Khaudum National park
T he Khaudum National Park is a densely wooded wilderness reserve that borders Botswana in the east and can be explored only in 4×4 vehicles. It is the only conservation area in Namibia where the northern Kalahari sandveld biome is protected.
The Khaudum Nature Reserve was proclaimed in 1989. In February 2007, the 3 842 km2 reserve was given national park status and its name was adapted accordingly. The wilderness harbours several big-game species and a multitude of birds. However, as a result of the dense vegetation, game viewing in the Khaudum requires considerable patience. Large animals found throughout the park are elephant and giraffe, while predators are lion, leopard, spotted hyaena, and side-striped and black-backed jackal. African wild dogs also occur here. Game numbers vary considerably, as Khaudum is unfenced, enabling the animals to follow their natural migration routes.
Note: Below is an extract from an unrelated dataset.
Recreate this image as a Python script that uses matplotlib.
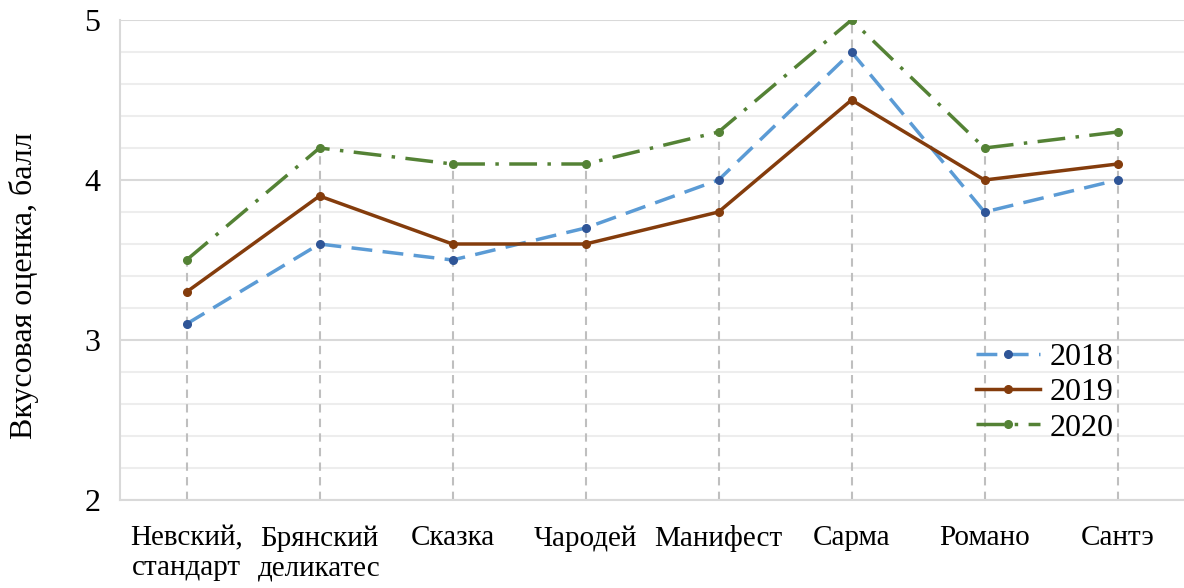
import matplotlib
matplotlib.use("Agg")
import matplotlib.pyplot as plt
from matplotlib.ticker import MultipleLocator

plt.rcParams["font.family"] = ["Liberation Serif", "DejaVu Serif"]

varieties = ["Невский,\nстандарт", "Брянский\nделикатес", "Сказка", "Чародей",
             "Манифест", "Сарма", "Романо", "Сантэ"]
score_2018 = [3.1, 3.6, 3.5, 3.7, 4.0, 4.8, 3.8, 4.0]
score_2019 = [3.3, 3.9, 3.6, 3.6, 3.8, 4.5, 4.0, 4.1]
score_2020 = [3.5, 4.2, 4.1, 4.1, 4.3, 5.0, 4.2, 4.3]

fig = plt.figure(figsize=(11.84, 5.88), dpi=100)
ax = fig.add_axes([120 / 1184, 88 / 588, 1064 / 1184, 480 / 588])

x = list(range(len(varieties)))

# drop lines from the highest series down to the axis
top = [max(a, b, c) for a, b, c in zip(score_2018, score_2019, score_2020)]
ax.vlines(x, 2, top, colors="#BFBFBF", linestyles=(0, (4, 3)), linewidth=1.5, zorder=1)

ax.plot(x, score_2018, color="#5B9BD5", linewidth=2.5, linestyle=(0, (6, 3)),
        marker="o", markersize=5.5, markerfacecolor="#2F5597", markeredgecolor="#2F5597",
        label="2018", zorder=3)
ax.plot(x, score_2019, color="#843C0C", linewidth=2.5,
        marker="o", markersize=5.5, markerfacecolor="#843C0C", markeredgecolor="#843C0C",
        label="2019", zorder=3)
ax.plot(x, score_2020, color="#548235", linewidth=2.5, linestyle=(0, (8, 3, 1, 3)),
        marker="o", markersize=5.5, markerfacecolor="#548235", markeredgecolor="#548235",
        label="2020", zorder=3)

ax.set_xlim(-0.5, len(varieties) - 0.5)
ax.set_ylim(2, 5)
ax.yaxis.set_major_locator(MultipleLocator(1))
ax.yaxis.set_minor_locator(MultipleLocator(0.2))
ax.grid(True, which="major", axis="y", color="#D9D9D9", linewidth=1.5, zorder=0)
ax.grid(True, which="minor", axis="y", color="#EDEDED", linewidth=1.5, zorder=0)
ax.set_axisbelow(True)

ax.set_xticks(x)
ax.set_xticklabels(varieties, fontsize=21, linespacing=1.2)
ax.tick_params(axis="x", length=0, pad=18)
ax.tick_params(axis="y", which="both", length=0, labelsize=23, pad=14)
ax.set_ylabel("Вкусовая оценка, балл", fontsize=23)
ax.yaxis.set_label_coords(-0.076, 0.446)

for side in ("top", "right"):
    ax.spines[side].set_visible(False)
for side in ("left", "bottom"):
    ax.spines[side].set_color("#D9D9D9")
    ax.spines[side].set_linewidth(1.5)

ax.legend(loc="lower right", bbox_to_anchor=(0.955, 0.073), frameon=False,
          fontsize=23, handlelength=2.0, handletextpad=0.3, labelspacing=0.18,
          borderpad=0.2)

fig.savefig("out.png", dpi=100)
Khaudum is the stronghold of Namibia’s roan antelope. Other animals seen here are kudu, steenbok, gemsbok and blue wildebeest, while tsessebe, hartebeest, eland and reedbuck occur in the central areas. About 320 bird species have been recorded at Khaudum. Rare species include coppery-tailed and Senegal coucals, Bradfield’s hornbills, rufous-bellied tits, black-faced babblers and sharp-tailed starlings.
Please note: A minimum of two 4×4 vehicles per group are allowed to travel in the park. There are two campsites, Sikereti and Khaudum, the latter of which has recently been upgraded. You are advised to bring your own drinking water, wood, fuel and provisions. In the Kavango Region petrol is sold only at Tsumkwe, Bagani, Divundu, and Rundu.